▶ **Information shown**

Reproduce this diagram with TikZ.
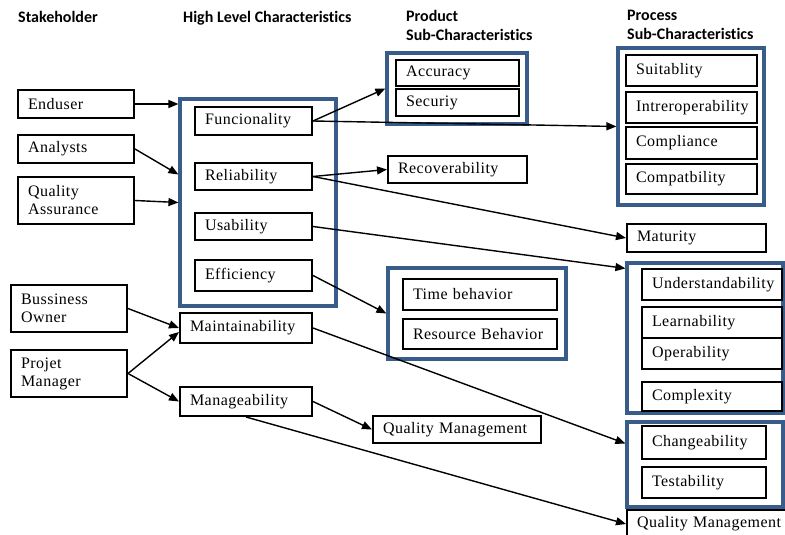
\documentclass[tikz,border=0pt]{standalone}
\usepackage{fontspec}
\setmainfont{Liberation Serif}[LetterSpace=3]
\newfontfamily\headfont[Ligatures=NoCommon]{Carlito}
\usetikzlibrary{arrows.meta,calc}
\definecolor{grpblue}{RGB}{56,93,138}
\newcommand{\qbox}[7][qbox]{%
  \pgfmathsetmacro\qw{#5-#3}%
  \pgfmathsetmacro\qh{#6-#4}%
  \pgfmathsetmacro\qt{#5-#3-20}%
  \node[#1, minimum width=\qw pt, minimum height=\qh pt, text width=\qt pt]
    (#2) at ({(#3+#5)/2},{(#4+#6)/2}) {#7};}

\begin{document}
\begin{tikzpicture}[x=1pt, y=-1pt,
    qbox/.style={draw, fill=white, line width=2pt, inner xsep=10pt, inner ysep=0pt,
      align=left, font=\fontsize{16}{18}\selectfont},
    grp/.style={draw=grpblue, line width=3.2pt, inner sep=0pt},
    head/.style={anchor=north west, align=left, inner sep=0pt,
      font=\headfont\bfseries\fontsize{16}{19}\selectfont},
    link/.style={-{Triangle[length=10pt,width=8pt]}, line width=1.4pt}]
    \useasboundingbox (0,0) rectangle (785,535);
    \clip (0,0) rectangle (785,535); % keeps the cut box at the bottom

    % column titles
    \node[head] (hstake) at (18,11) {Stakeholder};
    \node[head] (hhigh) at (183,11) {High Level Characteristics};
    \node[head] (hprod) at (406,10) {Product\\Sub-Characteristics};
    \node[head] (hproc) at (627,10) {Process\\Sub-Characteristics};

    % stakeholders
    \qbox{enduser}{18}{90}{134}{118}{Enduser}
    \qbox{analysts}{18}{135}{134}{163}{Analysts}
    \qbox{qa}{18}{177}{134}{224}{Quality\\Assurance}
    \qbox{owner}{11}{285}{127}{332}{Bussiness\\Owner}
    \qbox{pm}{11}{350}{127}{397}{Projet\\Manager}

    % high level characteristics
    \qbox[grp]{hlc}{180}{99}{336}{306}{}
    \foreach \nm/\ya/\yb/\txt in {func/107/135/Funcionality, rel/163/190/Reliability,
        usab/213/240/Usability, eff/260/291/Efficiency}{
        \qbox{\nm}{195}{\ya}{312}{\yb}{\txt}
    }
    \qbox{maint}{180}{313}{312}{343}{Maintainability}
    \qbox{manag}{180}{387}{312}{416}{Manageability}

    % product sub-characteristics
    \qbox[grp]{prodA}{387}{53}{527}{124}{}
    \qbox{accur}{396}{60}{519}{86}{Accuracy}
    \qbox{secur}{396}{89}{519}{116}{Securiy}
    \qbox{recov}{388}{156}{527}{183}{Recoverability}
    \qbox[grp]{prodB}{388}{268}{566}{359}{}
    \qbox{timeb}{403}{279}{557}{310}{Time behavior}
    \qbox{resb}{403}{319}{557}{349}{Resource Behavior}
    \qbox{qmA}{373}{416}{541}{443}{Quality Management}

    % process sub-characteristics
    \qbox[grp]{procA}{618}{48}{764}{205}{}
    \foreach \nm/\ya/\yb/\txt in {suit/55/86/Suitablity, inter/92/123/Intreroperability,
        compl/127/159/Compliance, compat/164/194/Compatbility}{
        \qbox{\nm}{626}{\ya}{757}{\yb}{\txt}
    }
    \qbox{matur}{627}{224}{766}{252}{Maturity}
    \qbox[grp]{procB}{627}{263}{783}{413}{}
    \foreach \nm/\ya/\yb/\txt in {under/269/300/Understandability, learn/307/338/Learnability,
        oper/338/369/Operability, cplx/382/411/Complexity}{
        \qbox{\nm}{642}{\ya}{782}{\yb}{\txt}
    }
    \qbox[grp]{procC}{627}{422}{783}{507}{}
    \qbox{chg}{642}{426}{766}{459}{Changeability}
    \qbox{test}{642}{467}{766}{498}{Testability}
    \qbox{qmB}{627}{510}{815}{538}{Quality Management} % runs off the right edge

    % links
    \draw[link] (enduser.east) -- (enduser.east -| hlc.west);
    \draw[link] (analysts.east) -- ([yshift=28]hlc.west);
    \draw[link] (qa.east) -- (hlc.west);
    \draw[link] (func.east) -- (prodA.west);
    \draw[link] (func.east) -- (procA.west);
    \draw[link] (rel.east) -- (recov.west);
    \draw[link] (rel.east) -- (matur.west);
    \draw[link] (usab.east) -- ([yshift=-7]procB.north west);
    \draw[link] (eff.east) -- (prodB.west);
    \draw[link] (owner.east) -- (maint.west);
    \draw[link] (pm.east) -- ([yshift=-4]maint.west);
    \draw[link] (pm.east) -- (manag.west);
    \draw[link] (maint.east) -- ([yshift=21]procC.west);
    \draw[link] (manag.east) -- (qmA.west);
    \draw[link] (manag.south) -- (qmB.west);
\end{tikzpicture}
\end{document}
--
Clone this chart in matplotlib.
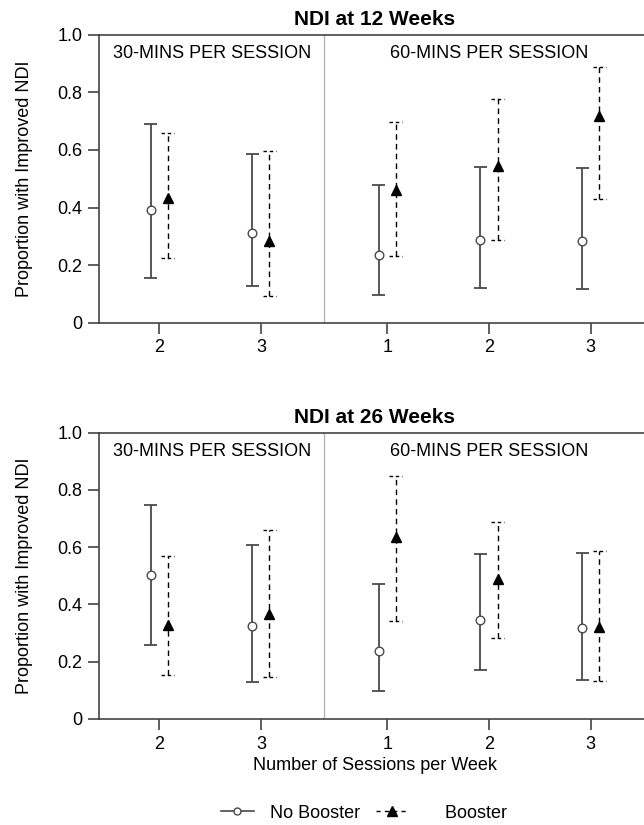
---
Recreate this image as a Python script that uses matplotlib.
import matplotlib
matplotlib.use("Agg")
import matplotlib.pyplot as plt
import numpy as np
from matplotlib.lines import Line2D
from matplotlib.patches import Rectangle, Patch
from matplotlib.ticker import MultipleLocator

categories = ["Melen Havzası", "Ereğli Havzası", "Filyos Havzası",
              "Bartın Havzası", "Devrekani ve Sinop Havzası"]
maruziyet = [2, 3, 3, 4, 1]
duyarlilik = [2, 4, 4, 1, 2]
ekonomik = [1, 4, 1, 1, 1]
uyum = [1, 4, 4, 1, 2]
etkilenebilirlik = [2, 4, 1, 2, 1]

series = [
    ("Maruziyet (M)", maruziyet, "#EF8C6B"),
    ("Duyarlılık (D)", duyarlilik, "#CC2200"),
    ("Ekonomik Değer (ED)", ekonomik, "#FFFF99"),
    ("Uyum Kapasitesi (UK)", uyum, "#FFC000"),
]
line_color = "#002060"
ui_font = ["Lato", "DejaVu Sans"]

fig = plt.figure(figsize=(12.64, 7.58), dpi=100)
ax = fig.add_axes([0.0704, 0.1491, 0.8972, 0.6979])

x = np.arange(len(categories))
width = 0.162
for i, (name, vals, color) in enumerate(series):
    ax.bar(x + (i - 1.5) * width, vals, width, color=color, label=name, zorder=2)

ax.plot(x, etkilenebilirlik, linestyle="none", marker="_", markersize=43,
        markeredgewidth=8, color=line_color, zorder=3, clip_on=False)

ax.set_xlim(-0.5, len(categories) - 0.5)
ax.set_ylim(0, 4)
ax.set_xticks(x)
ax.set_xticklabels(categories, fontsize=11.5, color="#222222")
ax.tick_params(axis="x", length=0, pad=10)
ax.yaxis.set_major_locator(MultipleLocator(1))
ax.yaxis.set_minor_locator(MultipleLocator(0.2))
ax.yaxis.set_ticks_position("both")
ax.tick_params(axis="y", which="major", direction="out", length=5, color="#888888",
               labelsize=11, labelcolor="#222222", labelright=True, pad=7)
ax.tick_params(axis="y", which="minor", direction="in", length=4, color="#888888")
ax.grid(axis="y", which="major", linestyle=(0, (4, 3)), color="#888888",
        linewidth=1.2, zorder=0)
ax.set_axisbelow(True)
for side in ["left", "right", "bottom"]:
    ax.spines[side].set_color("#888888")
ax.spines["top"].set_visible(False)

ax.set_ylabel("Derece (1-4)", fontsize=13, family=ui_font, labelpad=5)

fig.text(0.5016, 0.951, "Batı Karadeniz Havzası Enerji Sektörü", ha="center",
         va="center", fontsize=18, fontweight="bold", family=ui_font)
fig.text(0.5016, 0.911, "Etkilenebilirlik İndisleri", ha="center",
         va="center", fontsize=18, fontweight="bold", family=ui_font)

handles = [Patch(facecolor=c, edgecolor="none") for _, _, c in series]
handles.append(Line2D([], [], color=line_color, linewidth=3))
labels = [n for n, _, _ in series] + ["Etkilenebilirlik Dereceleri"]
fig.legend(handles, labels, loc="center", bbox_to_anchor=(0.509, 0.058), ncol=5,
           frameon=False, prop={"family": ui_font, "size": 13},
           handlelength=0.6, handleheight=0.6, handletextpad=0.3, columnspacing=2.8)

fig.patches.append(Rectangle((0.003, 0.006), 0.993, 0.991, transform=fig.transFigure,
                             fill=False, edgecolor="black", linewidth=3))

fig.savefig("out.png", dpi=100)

▶ **Problem description**
Scan the lines for the string "matplotlib". Pick out every line that has it.

▶ **The solution**
Clone this chart in matplotlib.
Recreate this image as a Python script that uses matplotlib.
import matplotlib
matplotlib.use("Agg")
import matplotlib.pyplot as plt
from matplotlib.lines import Line2D
from matplotlib.patches import Rectangle, Patch
from matplotlib.ticker import MultipleLocator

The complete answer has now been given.